BOISE — Members of the media and the public want Idaho State Legislators to explain themselves after they say their first amendment rights were violated during a recent House vote on a Medicaid expansion bill adding work requirements.
Before votes on any amendments were counted, lawmakers did something controversial.
They chose to stand to signify votes, which means where each lawmaker stood on the issues would not be a part of the official record, and members of the media and the public were denied permission to photograph the votes, which means you don't know how even your representative voted.
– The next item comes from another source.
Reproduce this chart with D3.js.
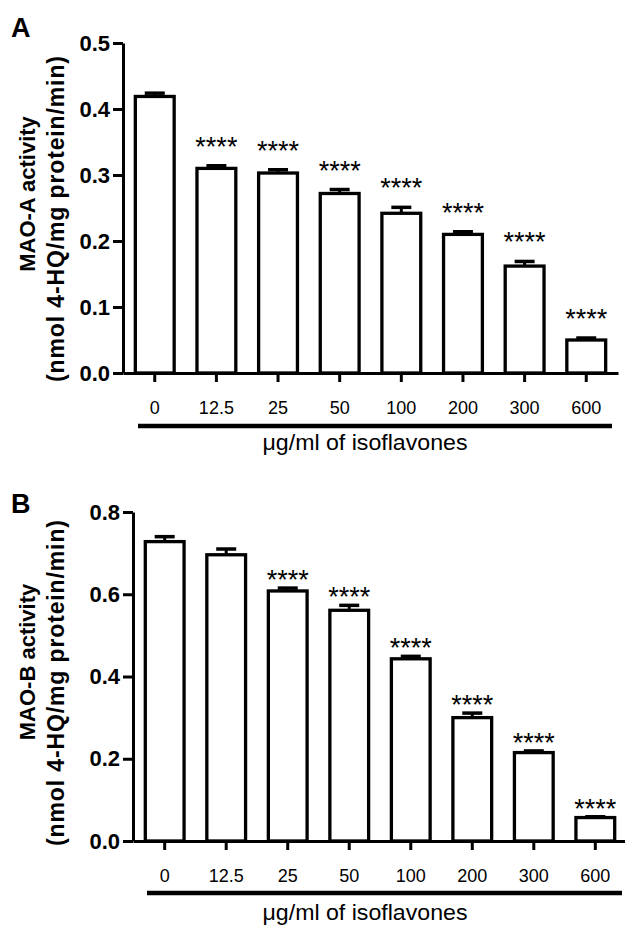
<!DOCTYPE html>
<html>
<head>
<meta charset="utf-8">
<script src="https://cdn.jsdelivr.net/npm/d3@7"></script>
<style>
  html, body { margin: 0; padding: 0; background: #fff; }
  svg { display: block; font-family: "Liberation Sans", Arial, sans-serif; }
</style>
</head>
<body>
<svg id="chart" width="625" height="929"></svg>
<script>
// ---- data ----
const doses = ["0", "12.5", "25", "50", "100", "200", "300", "600"];
const maoA = [0.419, 0.310, 0.303, 0.272, 0.242, 0.210, 0.162, 0.050];
const maoASem = [0.005, 0.004, 0.005, 0.006, 0.009, 0.004, 0.007, 0.003];
const maoASig = ["", "****", "****", "****", "****", "****", "****", "****"];
const maoB = [0.728, 0.696, 0.608, 0.561, 0.443, 0.300, 0.215, 0.057];
const maoBSem = [0.012, 0.014, 0.007, 0.012, 0.006, 0.011, 0.004, 0.002];
const maoBSig = ["", "", "****", "****", "****", "****", "****", "****"];
const yTicksA = [0.0, 0.1, 0.2, 0.3, 0.4, 0.5];
const yTicksB = [0.0, 0.2, 0.4, 0.6, 0.8];
const xTitle = "\u03bcg/ml of isoflavones";

const svg = d3.select("#chart");

function panel(cfg) {
  const g = svg.append("g");
  const x = d3.scaleBand().domain(doses).range([cfg.x0, cfg.x1])
    .paddingInner(0.37).paddingOuter(0.2);
  const y = d3.scaleLinear().domain([0, cfg.ymax]).range([cfg.yBottom, cfg.yTop]);

  const data = doses.map((d, i) => ({ d, v: cfg.values[i], s: cfg.sem[i], sig: cfg.sig[i] }));
  // error bars
  const eb = g.append("g");
  data.forEach(p => {
    const cx = x(p.d) + x.bandwidth() / 2;
    eb.append("line").attr("x1", cx).attr("x2", cx)
      .attr("y1", y(p.v)).attr("y2", y(p.v + p.s))
      .attr("stroke", "#000").attr("stroke-width", 3);
    eb.append("line").attr("x1", cx - 10).attr("x2", cx + 10)
      .attr("y1", y(p.v + p.s)).attr("y2", y(p.v + p.s))
      .attr("stroke", "#000").attr("stroke-width", 3.5);
  });
  // bars
  g.append("g").selectAll("rect").data(data).join("rect")
    .attr("x", p => x(p.d))
    .attr("width", x.bandwidth())
    .attr("y", p => y(p.v))
    .attr("height", p => y(0) - y(p.v))
    .attr("fill", "#fff").attr("stroke", "#000").attr("stroke-width", 3.3);

  // significance stars
  g.append("g").selectAll("text").data(data.filter(p => p.sig)).join("text")
    .attr("x", p => x(p.d) + x.bandwidth() / 2)
    .attr("y", p => y(p.v + p.s) - cfg.starGap + 15)
    .attr("text-anchor", "middle")
    .attr("font-size", 27)
    .text(p => p.sig);

  // y axis
  const ya = g.append("g").attr("transform", `translate(${cfg.x0},0)`)
    .call(d3.axisLeft(y).tickValues(cfg.yTicks).tickFormat(d3.format(".1f"))
      .tickSize(10).tickSizeOuter(0).tickPadding(3));
  ya.select(".domain").attr("stroke-width", 3);
  ya.selectAll(".tick line").attr("stroke-width", 3);
  ya.selectAll(".tick text").attr("font-size", 22).attr("font-weight", "bold")
    .attr("font-family", "Liberation Sans, Arial, sans-serif").attr("fill", "#000");

  // x axis
  const xa = g.append("g").attr("transform", `translate(0,${cfg.yBottom})`)
    .call(d3.axisBottom(x).tickSize(9).tickSizeOuter(0).tickPadding(19));
  xa.select(".domain").attr("stroke-width", 3);
  xa.selectAll(".tick line").attr("stroke-width", 3);
  xa.selectAll(".tick text").attr("font-size", 18)
    .attr("font-family", "Liberation Sans, Arial, sans-serif").attr("fill", "#000");

  // bracket line
  g.append("line").attr("x1", cfg.lineX0).attr("x2", cfg.lineX1)
    .attr("y1", cfg.lineY).attr("y2", cfg.lineY)
    .attr("stroke", "#000").attr("stroke-width", 4.5);

  // x title
  g.append("text").attr("x", 365).attr("y", cfg.titleY)
    .attr("text-anchor", "middle").attr("font-size", 22)
    .attr("textLength", 205).attr("lengthAdjust", "spacingAndGlyphs")
    .text(xTitle);

  // y title
  g.append("text")
    .attr("transform", `translate(35,${cfg.l1c}) rotate(-90)`)
    .attr("text-anchor", "middle").attr("font-size", 22).attr("font-weight", "bold")
    .text(cfg.yLabel1);
  g.append("text")
    .attr("transform", `translate(64,${cfg.l2c}) rotate(-90)`)
    .attr("text-anchor", "middle").attr("font-size", 23).attr("font-weight", "bold")
    .attr("textLength", 326).attr("lengthAdjust", "spacing")
    .text(cfg.yLabel2);

  // panel letter
  g.append("text").attr("x", 11).attr("y", cfg.letterY)
    .attr("font-size", 27).attr("font-weight", "bold").text(cfg.letter);
}

panel({
  letter: "A", letterY: 37,
  values: maoA, sem: maoASem, sig: maoASig, yTicks: yTicksA, ymax: 0.5,
  x0: 123, x1: 618, yTop: 43, yBottom: 373, starGap: 25,
  lineX0: 138, lineX1: 612, lineY: 426, titleY: 450,
  yLabel1: "MAO-A activity", yLabel2: "(nmol 4-HQ/mg protein/min)", l1c: 194, l2c: 219
});
panel({
  letter: "B", letterY: 513,
  values: maoB, sem: maoBSem, sig: maoBSig, yTicks: yTicksB, ymax: 0.8,
  x0: 133, x1: 627, yTop: 512, yBottom: 841, starGap: 14,
  lineX0: 147, lineX1: 622, lineY: 893, titleY: 920,
  yLabel1: "MAO-B activity", yLabel2: "(nmol 4-HQ/mg protein/min)", l1c: 662, l2c: 683
});
</script>
</body>
</html>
“We weren't allowed to take photos of the votes. We feel there is nothing preventing the press or the public from being able to take photos of who is standing. Because remember, these are consequential changes to major legislation," said Melissa Davlin, Chairwoman of the First Amendment Committee, Idaho Press Club, and Host of Idaho Reports.
And changes to the bill were made. Among the proposed amendments was one that would exempt members of the LGBTQ community from work requirements, and also an amendment allowing children of faith healing families to get Medicaid without permission from their parents; both of which failed in the house, but a list of other amendments were put in place, including an amendment requiring patients to visit a preferred provider as opposed to a doctor of their choice.
"I really am concerned about this effort to stop women from being able to go to their gynecologist. It really is kind of this big brother thing that's largely going to be hitting women," said Rep. Ilana Rubel, (D) Boise. Rubel is one of the 20 representatives who voted against Senate Bill 1204. She is also concerned the legislation requires those on Medicaid to jump through hoops on paperwork in order to qualify.
"So then we're right back where we started with uninsured people, showing up at hospitals, can't pay their bills, taxpayers get stuck with the cost," said Rubel.
Meanwhile, some of the 49 representatives who voted in favor of the amended bill say getting kicked off of Medicaid shouldn't be a problem.
"I have faith in our Department of Health and Welfare. I mean now they can, through the rulemaking process, decide how they want to implement this, and I have faith that they're going to make it easy to show the work requirements, they don't want to make it difficult," said Rep. Bryan Zollinger, (R) Idaho Falls.
The legislature has no plans to release a full list of which lawmakers voted for each amendment.
Representative Zollinger says this bill could be back in the Senate for a vote as early as tomorrow.